Saturday, September 14, 2013

Guttersnipe Bookshelf: Thich Nhat Hanh

Thich Nhat Hanh
Love Letter to the Earth
Parallax Press, 2013

Like Joanna Macy’s book Active Hope, this is an essential text for any activist or student of ecology who seeks to find a way to look clearly at the damage we’ve done and the peril we’re in, without giving way to despair.  It seems to me that books like this one may provide an essential balance.  Otherwise we risk being transfixed by disaster, both ongoing and imminent.
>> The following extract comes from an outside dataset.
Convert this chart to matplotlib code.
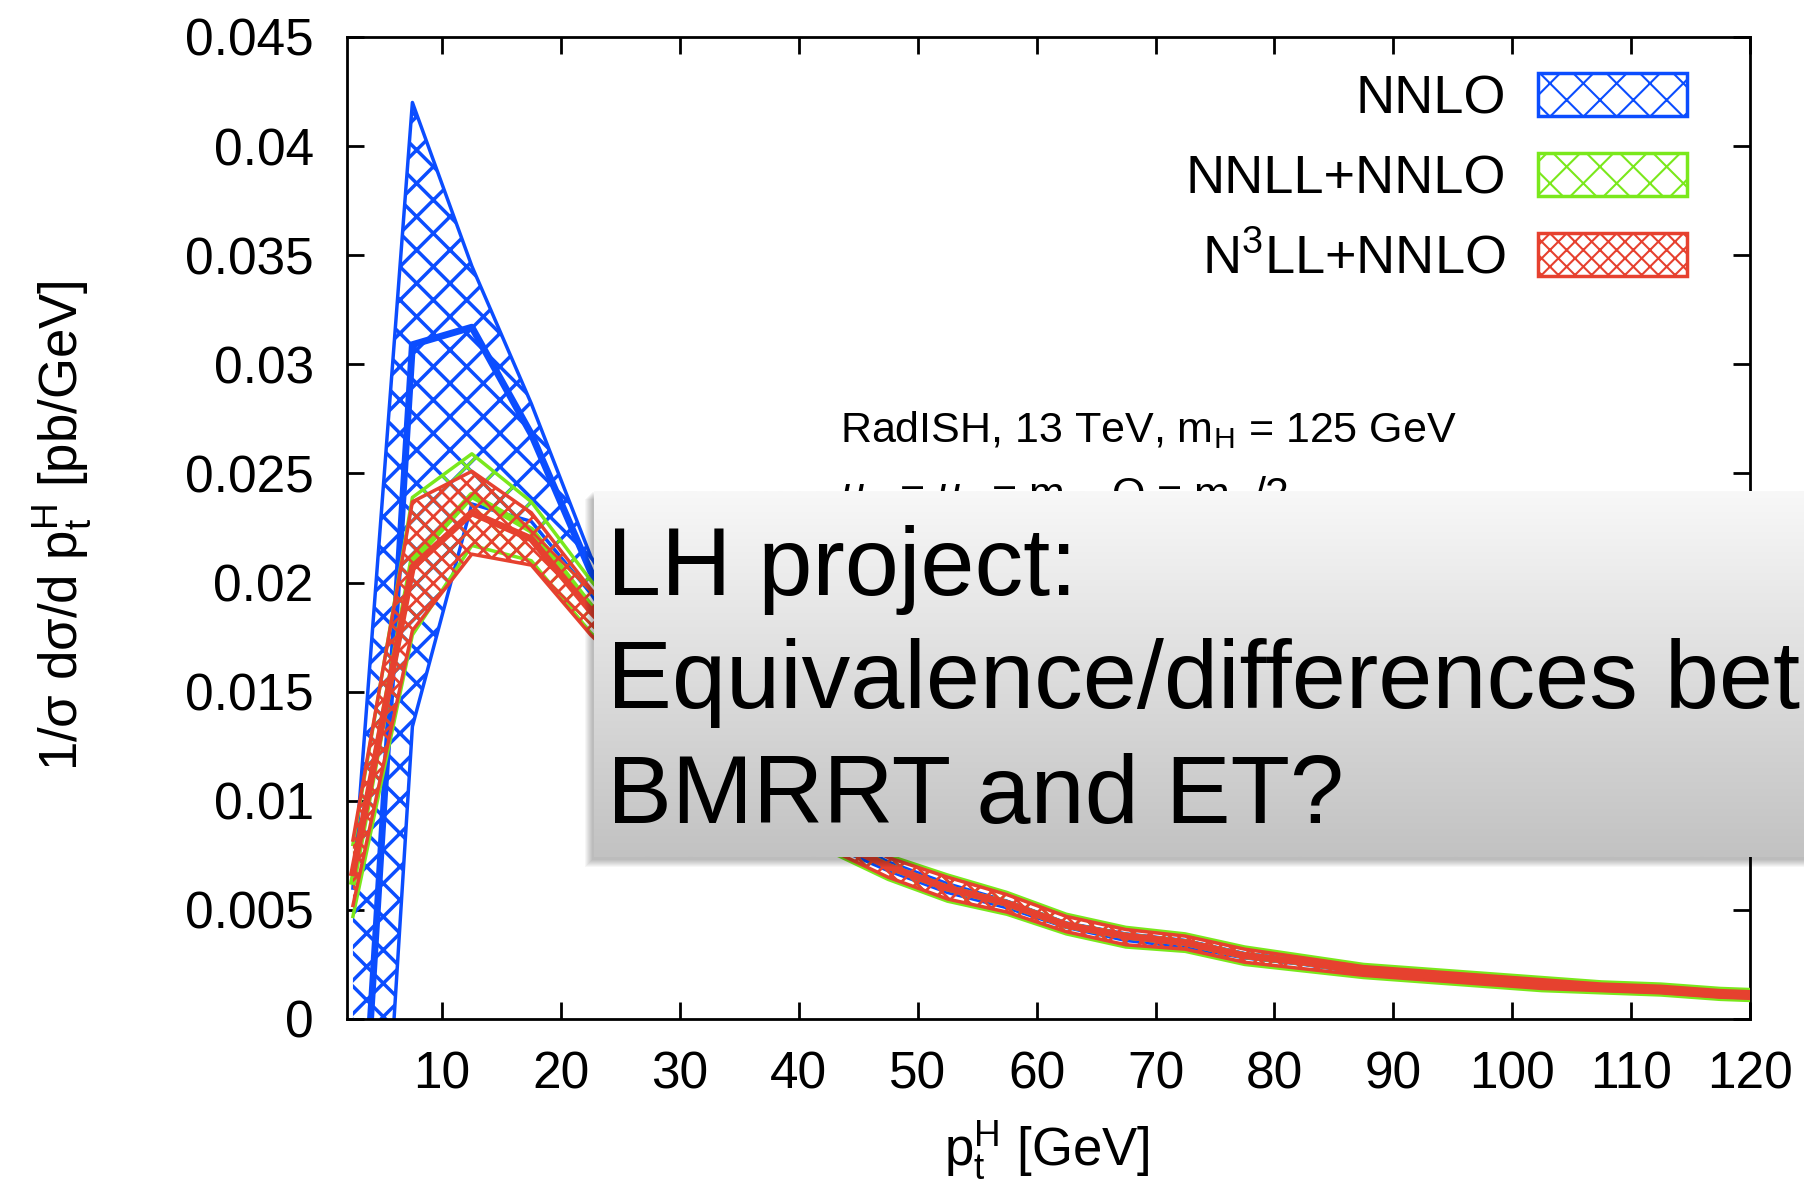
import numpy as np
import matplotlib
matplotlib.use('Agg')
import matplotlib.pyplot as plt
from matplotlib.patches import Patch, Rectangle
from matplotlib.colors import LinearSegmentedColormap

plt.rcParams['font.family'] = ['Liberation Sans', 'DejaVu Sans']
plt.rcParams['mathtext.fontset'] = 'custom'
plt.rcParams['mathtext.rm'] = 'Liberation Sans'
plt.rcParams['mathtext.it'] = 'Liberation Sans:italic'
plt.rcParams['mathtext.sf'] = 'Liberation Sans'

# bin centres in GeV
pt = [2.5, 7.5, 12.5, 17.5, 22.5, 27.5, 32.5, 37.5, 42.5, 47.5, 52.5, 57.5, 62.5,
      67.5, 72.5, 77.5, 82.5, 87.5, 92.5, 97.5, 102.5, 107.5, 112.5, 117.5, 122.5]

# NNLO
nnlo_hi = [0.0060, 0.0420, 0.0345, 0.0282, 0.0212, 0.0166, 0.0136, 0.0110, 0.0086, 0.0072, 0.0062, 0.0054, 0.0044,
           0.0039, 0.0036, 0.0030, 0.0027, 0.0023, 0.0021, 0.0019, 0.0017, 0.0015, 0.0014, 0.0012, 0.0011]
nnlo_c = [-0.0130, 0.0309, 0.0317, 0.0268, 0.0205, 0.0160, 0.0132, 0.0106, 0.0083, 0.0070, 0.0060, 0.0053, 0.0043,
          0.0038, 0.0035, 0.0029, 0.0026, 0.0022, 0.0020, 0.0018, 0.0016, 0.0014, 0.0013, 0.0011, 0.0010]
nnlo_lo = [-0.0300, 0.0134, 0.0236, 0.0228, 0.0195, 0.0154, 0.0128, 0.0102, 0.0080, 0.0068, 0.0058, 0.0051, 0.0042,
           0.0036, 0.0033, 0.0028, 0.0025, 0.0021, 0.0019, 0.0017, 0.0015, 0.0013, 0.0012, 0.0010, 0.0009]

# NNLL+NNLO
nnll_hi = [0.0080, 0.0239, 0.0259, 0.0237, 0.0201, 0.0169, 0.0140, 0.0114, 0.0090, 0.0075, 0.0066, 0.0058, 0.0048,
           0.0042, 0.0039, 0.0033, 0.0029, 0.0025, 0.0023, 0.0021, 0.0019, 0.0017, 0.0016, 0.0014, 0.0013]
nnll_c = [0.0063, 0.0210, 0.0240, 0.0224, 0.0189, 0.0160, 0.0132, 0.0107, 0.0084, 0.0070, 0.0060, 0.0053, 0.0043,
          0.0038, 0.0035, 0.0029, 0.0026, 0.0022, 0.0020, 0.0018, 0.0016, 0.0014, 0.0013, 0.0011, 0.0010]
nnll_lo = [0.0047, 0.0176, 0.0217, 0.0210, 0.0177, 0.0150, 0.0124, 0.0099, 0.0077, 0.0064, 0.0054, 0.0048, 0.0039,
           0.0033, 0.0031, 0.0025, 0.0022, 0.0019, 0.0017, 0.0015, 0.0013, 0.0012, 0.0011, 0.0009, 0.0008]

# N3LL+NNLO
n3ll_hi = [0.0082, 0.0237, 0.0251, 0.0232, 0.0197, 0.0166, 0.0138, 0.0112, 0.0089, 0.0074, 0.0065, 0.0057, 0.0047,
           0.0041, 0.0038, 0.0032, 0.0028, 0.0024, 0.0022, 0.0020, 0.0018, 0.0016, 0.0015, 0.0013, 0.0012]
n3ll_c = [0.0067, 0.0207, 0.0232, 0.0220, 0.0187, 0.0158, 0.0131, 0.0106, 0.0083, 0.0070, 0.0060, 0.0053, 0.0043,
          0.0038, 0.0035, 0.0029, 0.0026, 0.0022, 0.0020, 0.0018, 0.0016, 0.0014, 0.0013, 0.0011, 0.0010]
n3ll_lo = [0.0052, 0.0178, 0.0213, 0.0208, 0.0176, 0.0150, 0.0125, 0.0100, 0.0078, 0.0065, 0.0055, 0.0049, 0.0040,
           0.0034, 0.0032, 0.0026, 0.0023, 0.0020, 0.0018, 0.0016, 0.0014, 0.0013, 0.0012, 0.0010, 0.0009]

labels = ['NNLO', 'NNLL+NNLO', r'N$^3$LL+NNLO']
colors = ['#0b4dff', '#7ae81c', '#e6412f']
hatches = ['x', 'x', 'xx']
yticks = [0, 0.005, 0.01, 0.015, 0.02, 0.025, 0.03, 0.035, 0.04, 0.045]
ytick_labels = ['0', '0.005', '0.01', '0.015', '0.02', '0.025', '0.03', '0.035', '0.04', '0.045']
xticks = [10, 20, 30, 40, 50, 60, 70, 80, 90, 100, 110, 120]
slide_lines = ['LH project:', 'Equivalence/differences bet', 'BMRRT and ET?']

W, H = 1804, 1189
fig = plt.figure(figsize=(W / 100, H / 100), dpi=100)
ax = fig.add_axes([347 / W, 1 - 1019 / H, (1750 - 347) / W, (1019 - 37) / H])


def band(lo, c, hi, col, hatch, hlw, z):
    plt.rcParams['hatch.linewidth'] = hlw
    ax.fill_between(pt, lo, hi, facecolor='none', edgecolor=col, linewidth=0, hatch=hatch, zorder=z)
    ax.plot(pt, hi, color=col, lw=2.5, zorder=z)
    ax.plot(pt, lo, color=col, lw=2.5, zorder=z)
    ax.plot(pt, c, color=col, lw=5, zorder=z)


band(nnlo_lo, nnlo_c, nnlo_hi, colors[0], hatches[0], 2.5, 2)
band(nnll_lo, nnll_c, nnll_hi, colors[1], hatches[1], 2.0, 3)
band(n3ll_lo, n3ll_c, n3ll_hi, colors[2], hatches[2], 2.0, 4)

ax.set_xlim(2, 120)
ax.set_ylim(0, 0.045)
ax.set_xticks(xticks)
ax.set_xticklabels([str(t) for t in xticks])
ax.set_yticks(yticks)
ax.set_yticklabels(ytick_labels)
ax.tick_params(direction='in', length=12, width=2, top=True, right=True, labelsize=37)
ax.tick_params(axis='x', pad=23)
ax.tick_params(axis='y', pad=24)
for s in ax.spines.values():
    s.set_linewidth(2)

# legend
plt.rcParams['hatch.linewidth'] = 1.5
handles = [Patch(facecolor='none', edgecolor=c, hatch=h, lw=2.5) for c, h in zip(colors, hatches)]
ax.legend(handles, labels, loc='upper right', bbox_to_anchor=((1687 - 347) / 1403, (1019 - 73) / 982),
          frameon=False, markerfirst=False, fontsize=39, handlelength=2.75, handleheight=0.85,
          handletextpad=0.6, labelspacing=0.53, borderpad=0, borderaxespad=0)

fig.text(840 / W, 1 - 441.7 / H, r'RadISH, 13 TeV, m$_\mathrm{H}$ = 125 GeV', fontsize=31, va='baseline')
fig.text(840 / W, 1 - 507 / H, r'$\mu_\mathrm{R}$ = $\mu_\mathrm{F}$ = m$_\mathrm{H}$, Q = m$_\mathrm{H}$/2',
         fontsize=31, va='baseline')

fig.text(62 / W, 0.5576, r'1/σ dσ/d p$_\mathrm{t}^\mathrm{H}$ [pb/GeV]', rotation=90,
         ha='center', va='center', fontsize=38)
fig.text(1047 / W, 1 - 1150 / H, r'p$_\mathrm{t}^\mathrm{H}$ [GeV]', ha='center', va='center', fontsize=38)

# slide overlay box with shadow
x0, y0, y1 = 594, 490.7, 856.7
for k in range(8):
    fig.add_artist(Rectangle(((x0 - 2 - k) / W, 1 - (y1 + 3 + k) / H), (W - x0 + 20) / W, (y1 - y0 + 2) / H,
                             transform=fig.transFigure, facecolor='black', edgecolor='none',
                             alpha=0.035, zorder=5))
ov = fig.add_axes([x0 / W, 1 - y1 / H, 1 - x0 / W, (y1 - y0) / H])
ov.set_zorder(10)
grad = np.linspace(0, 1, 256).reshape(-1, 1)
cmap = LinearSegmentedColormap.from_list('slide', ['#f8f8f8', '#c2c2c2'])
ov.imshow(grad, aspect='auto', cmap=cmap, extent=[0, 1, 0, 1])
ov.axis('off')
for txt, yb in zip(slide_lines, [595, 708.3, 823.3]):
    ov.text((607 - x0) / (W - x0), (y1 - yb) / (y1 - y0), txt, transform=ov.transAxes,
            fontsize=70, va='baseline', ha='left', color='black')

fig.savefig('out.png', dpi=100)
If we have a chance of survival -- real survival, as a culture and not just as a few remnants of human scavengers focused on brute survival – we must transform our thinking in the most fundamental ways, clear down to the optical illusion of separateness, the delusion that we are separate from each other and the Earth.  What we must do will simply not be possible if we continue to see the Earth as “our environment”, as something “out there”.  As Thich Nhat Hanh writes, “The Earth is not just the environment we live in.  We are the Earth and we are always carrying her within us.”
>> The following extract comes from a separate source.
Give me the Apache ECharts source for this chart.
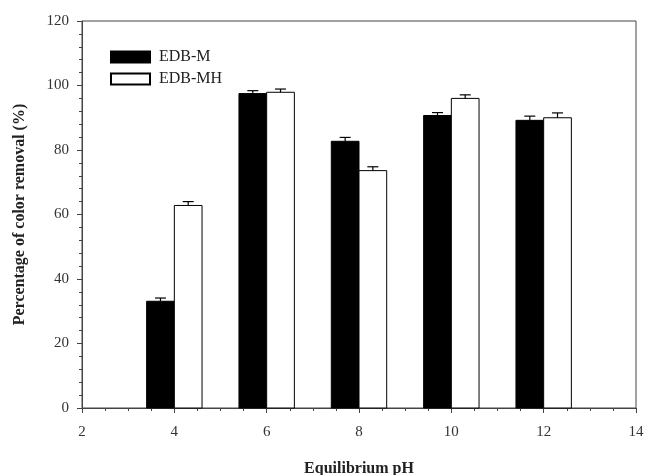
<!DOCTYPE html>
<html>
<head>
<meta charset="utf-8">
<script src="https://cdn.jsdelivr.net/npm/echarts@6/dist/echarts.min.js"></script>
<style>html,body{margin:0;padding:0;background:#fff}#c{width:645px;height:475px}</style>
</head>
<body>
<div id="c"></div>
<script>
const pH = [4, 6, 8, 10, 12];
const edbM = [33.1, 97.5, 82.7, 90.7, 89.2];
const edbMErr = [1.0, 0.9, 1.2, 0.9, 1.3];
const edbMH = [62.8, 97.9, 73.6, 96.0, 90.0];
const edbMHErr = [1.2, 1.0, 1.2, 1.1, 1.5];
const xTicks = [2, 4, 6, 8, 10, 12, 14];
const yTicks = [0, 20, 40, 60, 80, 100, 120];

const FONT = '"Liberation Serif", "Times New Roman", serif';
const AX = '#444';
const BAR_W = 0.6;

function barRender(off0, off1, fill) {
  return function (params, api) {
    const x = api.value(0), y = api.value(1);
    const p0 = api.coord([x + off0, y]);
    const p1 = api.coord([x + off1, 0]);
    return {
      type: 'rect',
      shape: { x: p0[0], y: p0[1], width: p1[0] - p0[0], height: p1[1] - p0[1] },
      style: { fill: fill, stroke: '#000', lineWidth: 1 }
    };
  };
}
function errRender(off) {
  return function (params, api) {
    const x = api.value(0) + off, y = api.value(1), e = api.value(2);
    const a = api.coord([x, y]);
    const b = api.coord([x, y + e]);
    const hw = 5.5;
    return {
      type: 'group',
      children: [
        { type: 'line', shape: { x1: a[0], y1: a[1], x2: b[0], y2: b[1] }, style: { stroke: '#000', lineWidth: 1.2 } },
        { type: 'line', shape: { x1: b[0] - hw, y1: b[1], x2: b[0] + hw, y2: b[1] }, style: { stroke: '#000', lineWidth: 1.2 } }
      ]
    };
  };
}

const chart = echarts.init(document.getElementById('c'), null, { renderer: 'canvas' });
chart.setOption({
  animation: false,
  backgroundColor: '#fff',
  textStyle: { fontFamily: FONT },
  grid: { left: 82, right: 9, top: 21, bottom: 67, outerBoundsMode: 'none', containLabel: false, show: true, borderColor: AX, borderWidth: 1, backgroundColor: 'transparent' },
  legend: {
    data: ['EDB-M', 'EDB-MH'],
    orient: 'vertical',
    left: 110, top: 49, padding: 0,
    icon: 'rect',
    itemWidth: 39, itemHeight: 11, itemGap: 6,
    textStyle: { fontFamily: FONT, fontSize: 16, color: '#222', padding: [0, 0, 0, 4] }
  },
  xAxis: {
    type: 'value', min: xTicks[0], max: xTicks[xTicks.length - 1], interval: 2,
    name: 'Equilibrium pH', nameLocation: 'middle', nameGap: 53,
    nameTextStyle: { fontFamily: FONT, fontSize: 16, fontWeight: 'bold', color: '#222' },
    axisLine: { show: true, onZero: false, lineStyle: { color: AX, width: 1 } },
    axisTick: { show: true, inside: false, length: 5, lineStyle: { color: AX } },
    minorTick: { show: true, splitNumber: 4, length: 3, lineStyle: { color: AX } },
    axisLabel: { fontFamily: FONT, fontSize: 15, color: '#333', margin: 17 },
    splitLine: { show: false }
  },
  yAxis: {
    type: 'value', min: yTicks[0], max: yTicks[yTicks.length - 1], interval: 20,
    name: 'Percentage of color removal (%)', nameLocation: 'middle', nameGap: 54,
    nameTextStyle: { fontFamily: FONT, fontSize: 16, fontWeight: 'bold', color: '#222' },
    axisLine: { show: true, lineStyle: { color: AX, width: 1 } },
    axisTick: { show: true, inside: false, length: 5, lineStyle: { color: AX } },
    minorTick: { show: true, splitNumber: 5, length: 3, lineStyle: { color: AX } },
    axisLabel: { fontFamily: FONT, fontSize: 15, color: '#333', margin: 13 },
    splitLine: { show: false }
  },
  series: [
    {
      name: 'EDB-M', type: 'custom', renderItem: barRender(-BAR_W, 0, '#000'),
      itemStyle: { color: '#000', borderColor: '#000', borderWidth: 1 },
      encode: { x: 0, y: 1 },
      data: pH.map((x, i) => [x, edbM[i]]), z: 2
    },
    {
      name: 'EDB-MH', type: 'custom', renderItem: barRender(0, BAR_W, '#fff'),
      itemStyle: { color: '#fff', borderColor: '#000', borderWidth: 1 },
      encode: { x: 0, y: 1 },
      data: pH.map((x, i) => [x, edbMH[i]]), z: 2
    },
    {
      name: 'errM', type: 'custom', renderItem: errRender(-BAR_W / 2),
      encode: { x: 0, y: [1, 2] },
      data: pH.map((x, i) => [x, edbM[i], edbMErr[i]]), z: 3
    },
    {
      name: 'errMH', type: 'custom', renderItem: errRender(BAR_W / 2),
      encode: { x: 0, y: [1, 2] },
      data: pH.map((x, i) => [x, edbMH[i], edbMHErr[i]]), z: 3
    }
  ]
});
</script>
</body>
</html>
I am fed up with the way most spiritual books avert from their eyes from catastrophe.  It seems to me that many so-called spiritual books are primarily interested in pulling the blinds and cranking the air conditioning.  They are like delightful little packets of bubble soap: something in which to soak while awaiting the end of the Earth.
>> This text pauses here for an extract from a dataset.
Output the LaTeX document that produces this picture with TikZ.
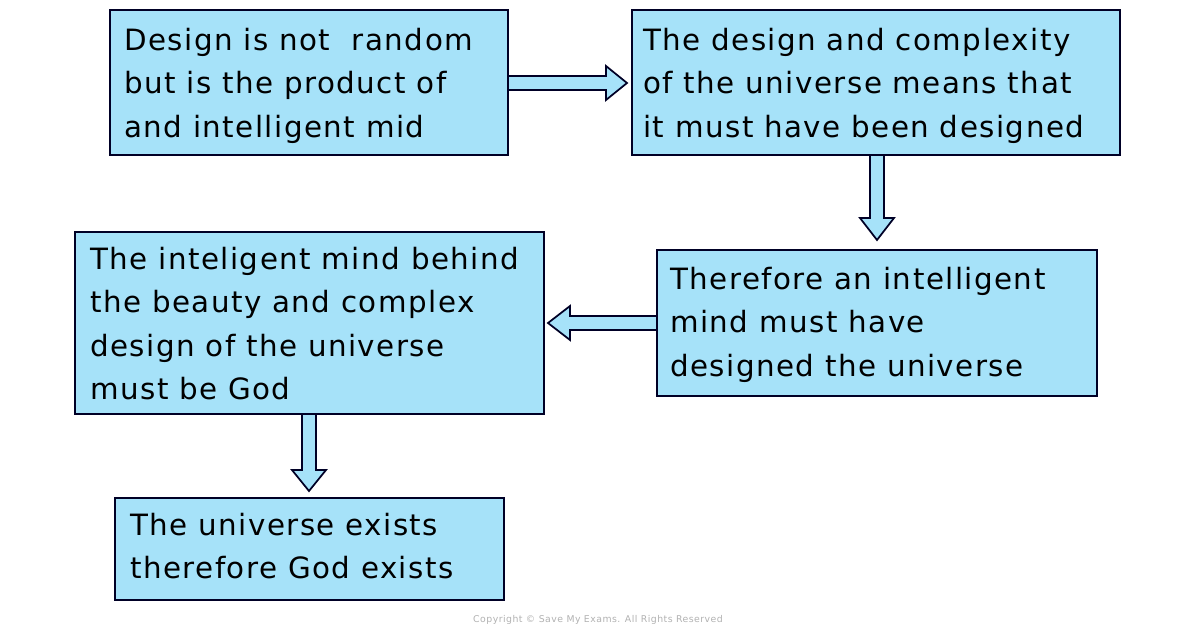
\documentclass[tikz,border=0pt]{standalone}
\usepackage{fontspec}
\setmainfont{DejaVu Sans}[LetterSpace=5]
\begin{document}
\begin{tikzpicture}[x=0.75pt,y=-0.75pt,
  box/.style={draw=black!85!blue,line width=1.3pt,fill=cyan!35!white},
  txt/.style={anchor=north west,align=left,inner sep=0pt,font=\fontsize{22}{32.5}\selectfont},
  arr/.style={draw=black!85!blue,line width=1.3pt,fill=cyan!35!white,line join=miter}]
\useasboundingbox (0,0) rectangle (1196,628);
\fill[white] (0,0) rectangle (1196,628);
\draw[box] (110,10) rectangle (508,155) coordinate (b1);
\draw[box] (632,10) rectangle (1120,155);
\draw[box] (657,250) rectangle (1097,396);
\draw[box] (75,232) rectangle (544,414);
\draw[box] (115,498) rectangle (504,600);
\node[txt] (t1) at (124,28) {Design is not\ \ random\\but is the product of\\and intelligent mid};
\node[txt] (t2) at (643,28) {The design and complexity\\of the universe means that\\it must have been designed};
\node[txt] (t3) at (670,267) {Therefore an intelligent\\mind must have\\designed the universe};
\node[txt] (t4) at (90,247) {The inteligent mind behind\\the beauty and complex\\design of the universe\\must be God};
\node[txt] (t5) at (130,513) {The universe exists\\therefore God exists};
% arrows
\draw[arr] (508,76) -- (606,76) -- (606,66) -- (627,83) -- (606,100) -- (606,90) -- (508,90) -- cycle;
\draw[arr] (870,155) -- (870,218) -- (860,218) -- (877,240) -- (894,218) -- (884,218) -- (884,155) -- cycle;
\draw[arr] (657,316) -- (570,316) -- (570,306) -- (548,323) -- (570,340) -- (570,330) -- (657,330) -- cycle;
\draw[arr] (302,414) -- (302,470) -- (292,470) -- (309,491) -- (326,470) -- (316,470) -- (316,414) -- cycle;
\node[text=black!30,font=\fontsize{7}{8}\selectfont] (c) at (598,620) {Copyright © Save My Exams. All Rights Reserved};
\end{tikzpicture}
\end{document}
Thich Nhat Hanh “gets it”.  He sees what we’ve done and what we go on doing.  He sees the full extent of the harm and the danger – and he shows that it is possible to see all of this and remain not only able to act, but even able to experience joy.  Peace and happiness remain possible – even in full view of the situation and the possibilities.  That’s stunning.

If you are seeking ways to see and serve the Earth without falling apart, this is a book you’ll be needing.